Goal:
Line by line, repeat the data below exactly, beginning at the first line and ending at the line with "label_yoff = [0, 0, 0, 0, 1.0, 0, 0, 0]". Omit pictures.

Source data:
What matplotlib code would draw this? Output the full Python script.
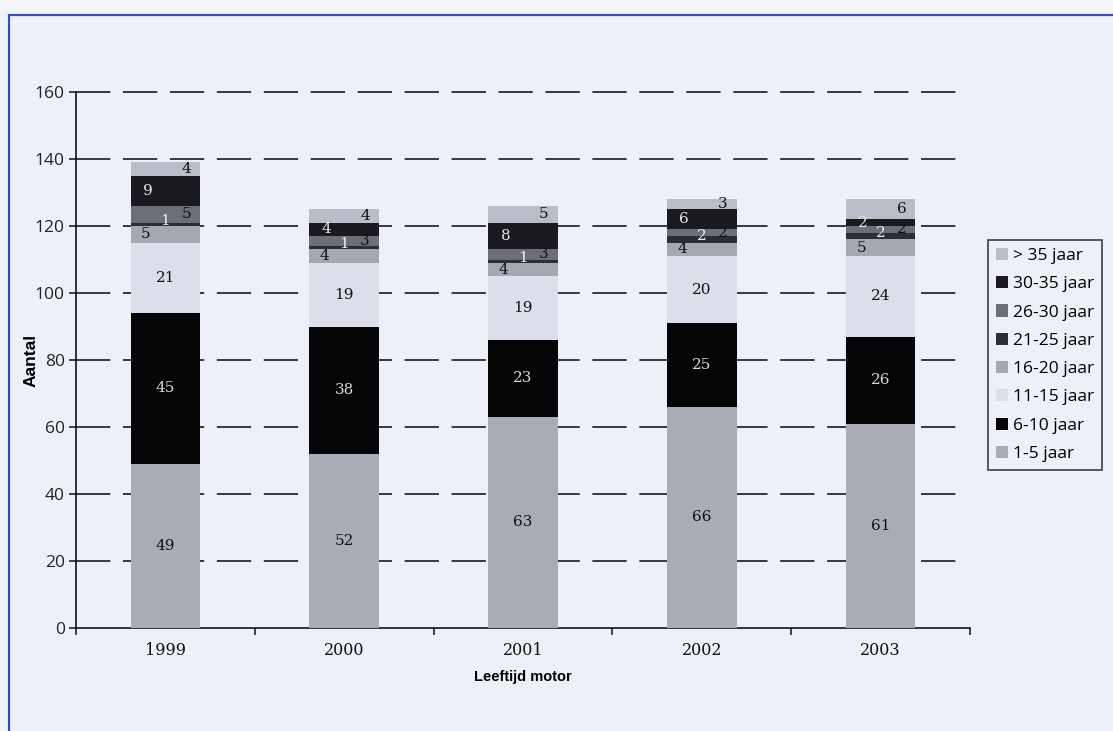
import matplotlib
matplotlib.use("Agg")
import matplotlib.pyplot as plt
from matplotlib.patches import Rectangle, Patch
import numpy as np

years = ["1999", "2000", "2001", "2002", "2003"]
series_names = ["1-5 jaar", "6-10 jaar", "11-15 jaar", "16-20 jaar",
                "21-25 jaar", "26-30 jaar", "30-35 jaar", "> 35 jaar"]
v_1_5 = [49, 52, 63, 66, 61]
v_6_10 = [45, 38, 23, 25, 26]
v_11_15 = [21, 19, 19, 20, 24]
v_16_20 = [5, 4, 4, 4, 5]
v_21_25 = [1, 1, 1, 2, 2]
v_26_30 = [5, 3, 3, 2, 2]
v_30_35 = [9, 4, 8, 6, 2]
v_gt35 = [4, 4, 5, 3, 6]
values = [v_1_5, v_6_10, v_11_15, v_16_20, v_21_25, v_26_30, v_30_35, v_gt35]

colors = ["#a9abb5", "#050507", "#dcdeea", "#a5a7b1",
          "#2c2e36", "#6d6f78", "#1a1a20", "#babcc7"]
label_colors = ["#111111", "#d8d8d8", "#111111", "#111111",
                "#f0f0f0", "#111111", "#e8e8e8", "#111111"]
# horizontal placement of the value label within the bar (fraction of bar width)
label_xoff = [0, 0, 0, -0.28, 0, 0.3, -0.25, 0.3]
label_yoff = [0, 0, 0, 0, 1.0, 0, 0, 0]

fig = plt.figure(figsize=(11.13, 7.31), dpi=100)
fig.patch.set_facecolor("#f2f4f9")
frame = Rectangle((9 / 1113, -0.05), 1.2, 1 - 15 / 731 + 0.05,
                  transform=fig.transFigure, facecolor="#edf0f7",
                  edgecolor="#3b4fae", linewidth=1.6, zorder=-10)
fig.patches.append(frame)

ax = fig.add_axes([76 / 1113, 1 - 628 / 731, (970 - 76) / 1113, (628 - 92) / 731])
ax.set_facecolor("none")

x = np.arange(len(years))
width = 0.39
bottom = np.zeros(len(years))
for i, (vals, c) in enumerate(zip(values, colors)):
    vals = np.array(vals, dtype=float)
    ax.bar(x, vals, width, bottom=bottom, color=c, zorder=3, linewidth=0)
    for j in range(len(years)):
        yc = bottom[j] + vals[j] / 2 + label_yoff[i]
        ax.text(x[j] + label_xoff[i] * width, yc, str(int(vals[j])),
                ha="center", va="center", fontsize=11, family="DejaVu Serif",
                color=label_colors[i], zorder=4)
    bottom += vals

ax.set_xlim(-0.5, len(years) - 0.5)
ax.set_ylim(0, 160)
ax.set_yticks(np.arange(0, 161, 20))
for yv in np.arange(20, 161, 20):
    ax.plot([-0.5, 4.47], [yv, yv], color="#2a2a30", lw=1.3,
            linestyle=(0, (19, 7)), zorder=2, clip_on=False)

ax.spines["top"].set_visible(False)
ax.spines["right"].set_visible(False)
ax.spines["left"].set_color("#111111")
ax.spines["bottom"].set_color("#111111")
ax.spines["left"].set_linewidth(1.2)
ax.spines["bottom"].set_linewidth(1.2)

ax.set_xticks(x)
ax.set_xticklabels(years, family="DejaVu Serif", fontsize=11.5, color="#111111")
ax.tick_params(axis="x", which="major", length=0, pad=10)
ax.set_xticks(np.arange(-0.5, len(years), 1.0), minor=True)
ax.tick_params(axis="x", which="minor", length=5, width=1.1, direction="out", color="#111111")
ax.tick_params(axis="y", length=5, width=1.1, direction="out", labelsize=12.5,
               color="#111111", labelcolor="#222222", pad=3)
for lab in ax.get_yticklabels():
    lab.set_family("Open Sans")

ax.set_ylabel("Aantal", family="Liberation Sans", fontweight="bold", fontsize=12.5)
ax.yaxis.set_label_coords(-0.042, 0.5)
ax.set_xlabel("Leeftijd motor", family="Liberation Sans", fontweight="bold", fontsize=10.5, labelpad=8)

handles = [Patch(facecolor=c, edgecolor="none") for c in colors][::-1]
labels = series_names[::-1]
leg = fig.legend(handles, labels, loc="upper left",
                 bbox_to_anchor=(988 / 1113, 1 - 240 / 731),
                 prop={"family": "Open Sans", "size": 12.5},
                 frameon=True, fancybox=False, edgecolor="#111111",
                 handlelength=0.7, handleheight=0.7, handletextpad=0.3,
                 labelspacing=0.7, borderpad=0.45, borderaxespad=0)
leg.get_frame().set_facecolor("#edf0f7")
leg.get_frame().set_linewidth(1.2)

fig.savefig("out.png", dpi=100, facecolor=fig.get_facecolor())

Exercise output:
What matplotlib code would draw this? Output the full Python script.
import matplotlib
matplotlib.use("Agg")
import matplotlib.pyplot as plt
from matplotlib.patches import Rectangle, Patch
import numpy as np

years = ["1999", "2000", "2001", "2002", "2003"]
series_names = ["1-5 jaar", "6-10 jaar", "11-15 jaar", "16-20 jaar",
                "21-25 jaar", "26-30 jaar", "30-35 jaar", "> 35 jaar"]
v_1_5 = [49, 52, 63, 66, 61]
v_6_10 = [45, 38, 23, 25, 26]
v_11_15 = [21, 19, 19, 20, 24]
v_16_20 = [5, 4, 4, 4, 5]
v_21_25 = [1, 1, 1, 2, 2]
v_26_30 = [5, 3, 3, 2, 2]
v_30_35 = [9, 4, 8, 6, 2]
v_gt35 = [4, 4, 5, 3, 6]
values = [v_1_5, v_6_10, v_11_15, v_16_20, v_21_25, v_26_30, v_30_35, v_gt35]

colors = ["#a9abb5", "#050507", "#dcdeea", "#a5a7b1",
          "#2c2e36", "#6d6f78", "#1a1a20", "#babcc7"]
label_colors = ["#111111", "#d8d8d8", "#111111", "#111111",
                "#f0f0f0", "#111111", "#e8e8e8", "#111111"]
# horizontal placement of the value label within the bar (fraction of bar width)
label_xoff = [0, 0, 0, -0.28, 0, 0.3, -0.25, 0.3]
label_yoff = [0, 0, 0, 0, 1.0, 0, 0, 0]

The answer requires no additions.